You could get a family size bag for less than $1.00 and that one bag can feed a family of 4 (give or take). So we ate a lot of peas, rice, cabbage and chicken growing up because these were the cheapest foods available. Not to mention, we were limited in our selections based on our skin color. But that’s another story for another day (segregation from the white population was popular in my days growing up).
Let’s not talk about the price of chicken TODAY! Sickening… you have to take out a loan these days just for a pot of chittlins’ (joke from my beloved Pops during Thanksgiving dinner prep time LOL – I told him I would use it).
I digress… back in the day
Sure, we didn’t have much money, but we had good food. Peach cobbler, collard greens with smoked neckbones, any and every type of bean ever grown…. We ate very well in my family!
And it was food that brought us together. Food that was cooked with love. I know that now at age 47, but as a kid, all I knew was that I had to have another bowl of those delicious peas!
My Grandma’s peas stole the show at every dinner or potluck.
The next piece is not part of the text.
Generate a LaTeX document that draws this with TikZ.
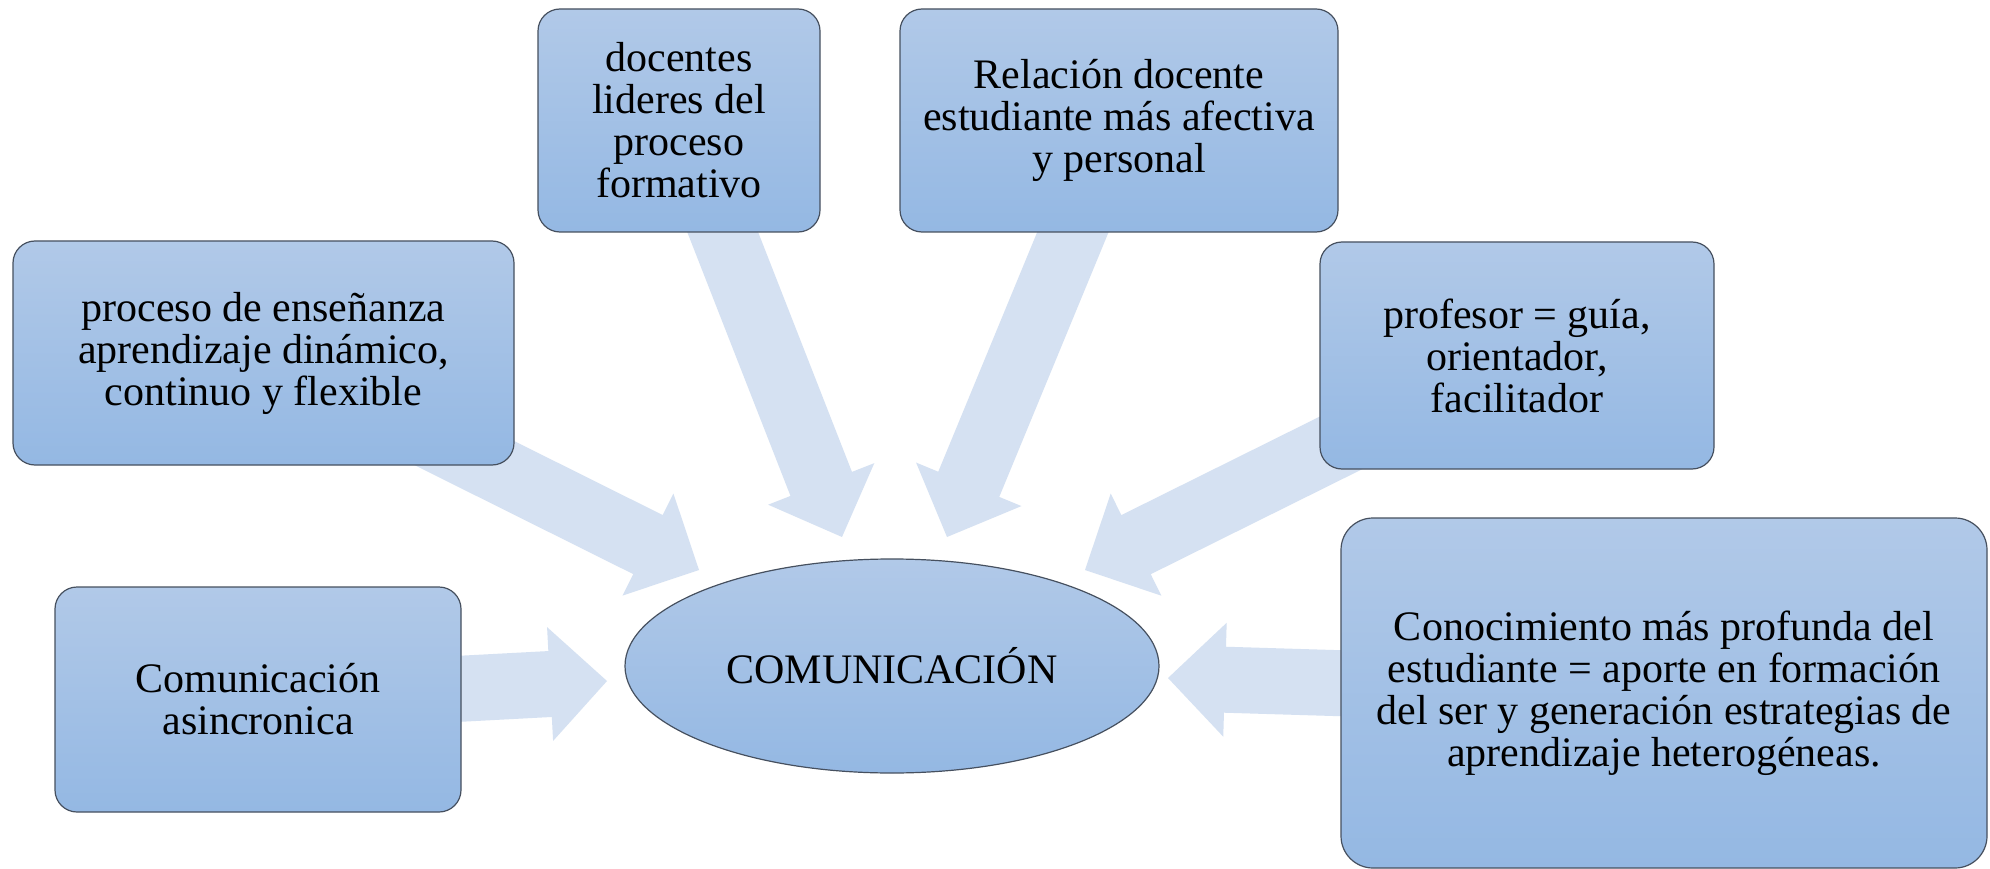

And for years, even after her passing, I had been trying to learn the secret! Well, can I tell you now, that I’ve mastered my Grandma’s blackeyed peas???
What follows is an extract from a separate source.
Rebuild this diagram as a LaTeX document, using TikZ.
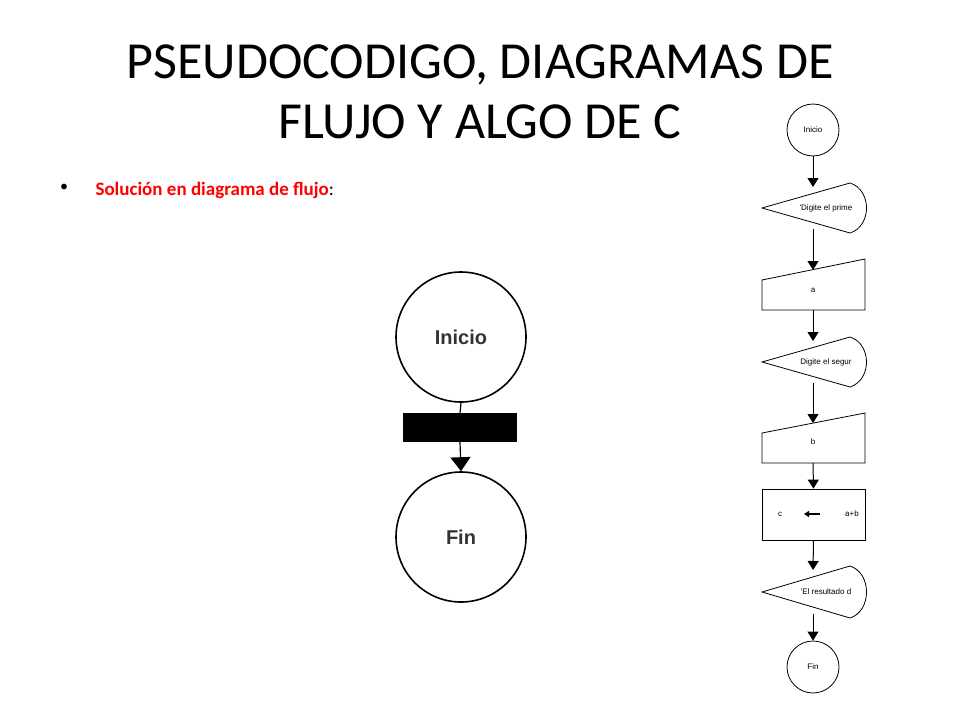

And she showed me how 🙂 Don’t get spooked, what I’m about to tell you is my true story and I got pictures to show it!
History of the Pea
Blackeyed peas have been around for centuries! Don’t quote me on this, but I bet it was these peas that Rachel cooked for her husband that tricked him and made him to sign over the birthright to the chosen kid. Another story for another day 🙂 But if you know your bible stories… you know that food played a part in warming a man’s heart (and wallet). Since forever.
But back to the history of this delectable pea… it’s known by many names in different cultures. And cooked in many different ways – which shows the versatility of this amazing bean.
It originated in West Africa (follow me here) where my ancestors were taken and enslaved in the Americas. My Grandma continued a tradition from our ancestral generations, probably unknowingly to her at the time.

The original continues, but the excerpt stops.